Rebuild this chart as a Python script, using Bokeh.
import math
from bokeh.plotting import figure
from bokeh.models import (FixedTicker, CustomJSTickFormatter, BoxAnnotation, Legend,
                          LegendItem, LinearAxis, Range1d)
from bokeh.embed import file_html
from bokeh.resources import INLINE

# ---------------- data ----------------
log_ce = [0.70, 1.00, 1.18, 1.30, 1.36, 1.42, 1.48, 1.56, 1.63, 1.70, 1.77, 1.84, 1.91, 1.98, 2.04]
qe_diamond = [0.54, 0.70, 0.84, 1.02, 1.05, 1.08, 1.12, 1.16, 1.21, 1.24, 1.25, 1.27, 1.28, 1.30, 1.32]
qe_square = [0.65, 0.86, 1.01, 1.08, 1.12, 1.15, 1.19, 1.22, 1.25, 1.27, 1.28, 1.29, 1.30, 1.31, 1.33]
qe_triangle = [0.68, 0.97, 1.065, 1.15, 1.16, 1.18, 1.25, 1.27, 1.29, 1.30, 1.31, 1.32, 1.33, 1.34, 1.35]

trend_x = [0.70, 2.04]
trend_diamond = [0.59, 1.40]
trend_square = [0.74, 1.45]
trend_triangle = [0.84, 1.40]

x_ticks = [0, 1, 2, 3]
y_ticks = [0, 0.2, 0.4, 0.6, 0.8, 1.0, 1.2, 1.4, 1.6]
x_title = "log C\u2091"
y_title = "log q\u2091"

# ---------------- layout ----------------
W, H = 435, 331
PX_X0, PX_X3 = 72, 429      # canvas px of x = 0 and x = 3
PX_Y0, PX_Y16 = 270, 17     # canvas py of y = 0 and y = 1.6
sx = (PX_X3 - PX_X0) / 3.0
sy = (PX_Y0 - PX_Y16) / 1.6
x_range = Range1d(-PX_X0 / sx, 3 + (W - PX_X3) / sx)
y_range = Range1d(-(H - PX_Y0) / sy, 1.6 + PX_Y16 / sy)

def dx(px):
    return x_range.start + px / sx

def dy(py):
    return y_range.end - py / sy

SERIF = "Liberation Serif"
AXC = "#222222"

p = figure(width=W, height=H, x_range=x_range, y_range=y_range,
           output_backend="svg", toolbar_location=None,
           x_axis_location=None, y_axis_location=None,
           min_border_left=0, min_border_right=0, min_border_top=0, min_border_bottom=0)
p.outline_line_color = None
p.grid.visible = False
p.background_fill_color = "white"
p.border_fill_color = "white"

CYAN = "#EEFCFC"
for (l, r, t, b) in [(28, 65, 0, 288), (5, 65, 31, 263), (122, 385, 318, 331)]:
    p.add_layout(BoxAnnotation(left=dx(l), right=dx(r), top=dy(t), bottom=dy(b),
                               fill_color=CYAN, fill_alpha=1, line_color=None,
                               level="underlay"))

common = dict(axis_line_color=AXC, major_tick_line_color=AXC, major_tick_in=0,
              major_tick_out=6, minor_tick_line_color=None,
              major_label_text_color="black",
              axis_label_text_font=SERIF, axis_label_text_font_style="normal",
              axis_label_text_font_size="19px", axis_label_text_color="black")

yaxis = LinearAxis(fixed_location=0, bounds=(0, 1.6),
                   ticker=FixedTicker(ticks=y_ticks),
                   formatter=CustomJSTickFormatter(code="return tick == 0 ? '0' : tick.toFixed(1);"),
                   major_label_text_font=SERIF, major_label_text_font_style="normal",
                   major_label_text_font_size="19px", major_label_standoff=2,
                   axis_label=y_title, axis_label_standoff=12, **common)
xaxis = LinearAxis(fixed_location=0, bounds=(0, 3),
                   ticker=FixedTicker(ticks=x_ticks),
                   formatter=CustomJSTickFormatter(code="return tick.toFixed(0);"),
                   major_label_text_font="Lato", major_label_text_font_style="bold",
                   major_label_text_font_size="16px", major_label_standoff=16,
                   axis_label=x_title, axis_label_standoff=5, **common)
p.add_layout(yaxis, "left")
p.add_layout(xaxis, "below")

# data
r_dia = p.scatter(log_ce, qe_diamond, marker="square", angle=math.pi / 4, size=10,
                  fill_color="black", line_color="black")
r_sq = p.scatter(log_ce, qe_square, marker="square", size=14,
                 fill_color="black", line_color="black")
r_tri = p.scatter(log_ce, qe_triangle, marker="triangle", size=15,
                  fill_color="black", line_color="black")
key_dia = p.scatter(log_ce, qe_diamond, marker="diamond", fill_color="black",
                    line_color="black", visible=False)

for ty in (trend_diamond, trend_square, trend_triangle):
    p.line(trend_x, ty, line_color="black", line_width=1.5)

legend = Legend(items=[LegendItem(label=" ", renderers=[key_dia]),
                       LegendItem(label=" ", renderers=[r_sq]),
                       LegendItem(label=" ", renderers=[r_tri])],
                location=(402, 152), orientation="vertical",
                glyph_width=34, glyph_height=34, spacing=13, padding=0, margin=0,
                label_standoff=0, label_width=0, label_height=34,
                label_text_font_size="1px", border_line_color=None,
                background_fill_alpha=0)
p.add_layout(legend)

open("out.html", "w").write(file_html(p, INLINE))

Brief:
Copy out each line exactly.

Written answer:
Rebuild this chart as a Python script, using Bokeh.
import math
from bokeh.plotting import figure
from bokeh.models import (FixedTicker, CustomJSTickFormatter, BoxAnnotation, Legend,
                          LegendItem, LinearAxis, Range1d)
from bokeh.embed import file_html
from bokeh.resources import INLINE

# ---------------- data ----------------
log_ce = [0.70, 1.00, 1.18, 1.30, 1.36, 1.42, 1.48, 1.56, 1.63, 1.70, 1.77, 1.84, 1.91, 1.98, 2.04]
qe_diamond = [0.54, 0.70, 0.84, 1.02, 1.05, 1.08, 1.12, 1.16, 1.21, 1.24, 1.25, 1.27, 1.28, 1.30, 1.32]
qe_square = [0.65, 0.86, 1.01, 1.08, 1.12, 1.15, 1.19, 1.22, 1.25, 1.27, 1.28, 1.29, 1.30, 1.31, 1.33]
qe_triangle = [0.68, 0.97, 1.065, 1.15, 1.16, 1.18, 1.25, 1.27, 1.29, 1.30, 1.31, 1.32, 1.33, 1.34, 1.35]

trend_x = [0.70, 2.04]
trend_diamond = [0.59, 1.40]
trend_square = [0.74, 1.45]
trend_triangle = [0.84, 1.40]

x_ticks = [0, 1, 2, 3]
y_ticks = [0, 0.2, 0.4, 0.6, 0.8, 1.0, 1.2, 1.4, 1.6]
x_title = "log C\u2091"
y_title = "log q\u2091"

# ---------------- layout ----------------
W, H = 435, 331
PX_X0, PX_X3 = 72, 429      # canvas px of x = 0 and x = 3
PX_Y0, PX_Y16 = 270, 17     # canvas py of y = 0 and y = 1.6
sx = (PX_X3 - PX_X0) / 3.0
sy = (PX_Y0 - PX_Y16) / 1.6
x_range = Range1d(-PX_X0 / sx, 3 + (W - PX_X3) / sx)
y_range = Range1d(-(H - PX_Y0) / sy, 1.6 + PX_Y16 / sy)

def dx(px):
    return x_range.start + px / sx

def dy(py):
    return y_range.end - py / sy

SERIF = "Liberation Serif"
AXC = "#222222"

p = figure(width=W, height=H, x_range=x_range, y_range=y_range,
           output_backend="svg", toolbar_location=None,
           x_axis_location=None, y_axis_location=None,
           min_border_left=0, min_border_right=0, min_border_top=0, min_border_bottom=0)
p.outline_line_color = None
p.grid.visible = False
p.background_fill_color = "white"
p.border_fill_color = "white"

CYAN = "#EEFCFC"
for (l, r, t, b) in [(28, 65, 0, 288), (5, 65, 31, 263), (122, 385, 318, 331)]:
    p.add_layout(BoxAnnotation(left=dx(l), right=dx(r), top=dy(t), bottom=dy(b),
                               fill_color=CYAN, fill_alpha=1, line_color=None,
                               level="underlay"))

common = dict(axis_line_color=AXC, major_tick_line_color=AXC, major_tick_in=0,
              major_tick_out=6, minor_tick_line_color=None,
              major_label_text_color="black",
              axis_label_text_font=SERIF, axis_label_text_font_style="normal",
              axis_label_text_font_size="19px", axis_label_text_color="black")

yaxis = LinearAxis(fixed_location=0, bounds=(0, 1.6),
                   ticker=FixedTicker(ticks=y_ticks),
                   formatter=CustomJSTickFormatter(code="return tick == 0 ? '0' : tick.toFixed(1);"),
                   major_label_text_font=SERIF, major_label_text_font_style="normal",
                   major_label_text_font_size="19px", major_label_standoff=2,
                   axis_label=y_title, axis_label_standoff=12, **common)
xaxis = LinearAxis(fixed_location=0, bounds=(0, 3),
                   ticker=FixedTicker(ticks=x_ticks),
                   formatter=CustomJSTickFormatter(code="return tick.toFixed(0);"),
                   major_label_text_font="Lato", major_label_text_font_style="bold",
                   major_label_text_font_size="16px", major_label_standoff=16,
                   axis_label=x_title, axis_label_standoff=5, **common)
p.add_layout(yaxis, "left")
p.add_layout(xaxis, "below")

# data
r_dia = p.scatter(log_ce, qe_diamond, marker="square", angle=math.pi / 4, size=10,
                  fill_color="black", line_color="black")
r_sq = p.scatter(log_ce, qe_square, marker="square", size=14,
                 fill_color="black", line_color="black")
r_tri = p.scatter(log_ce, qe_triangle, marker="triangle", size=15,
                  fill_color="black", line_color="black")
key_dia = p.scatter(log_ce, qe_diamond, marker="diamond", fill_color="black",
                    line_color="black", visible=False)

for ty in (trend_diamond, trend_square, trend_triangle):
    p.line(trend_x, ty, line_color="black", line_width=1.5)

legend = Legend(items=[LegendItem(label=" ", renderers=[key_dia]),
                       LegendItem(label=" ", renderers=[r_sq]),
                       LegendItem(label=" ", renderers=[r_tri])],
                location=(402, 152), orientation="vertical",
                glyph_width=34, glyph_height=34, spacing=13, padding=0, margin=0,
                label_standoff=0, label_width=0, label_height=34,
                label_text_font_size="1px", border_line_color=None,
                background_fill_alpha=0)
p.add_layout(legend)

open("out.html", "w").write(file_html(p, INLINE))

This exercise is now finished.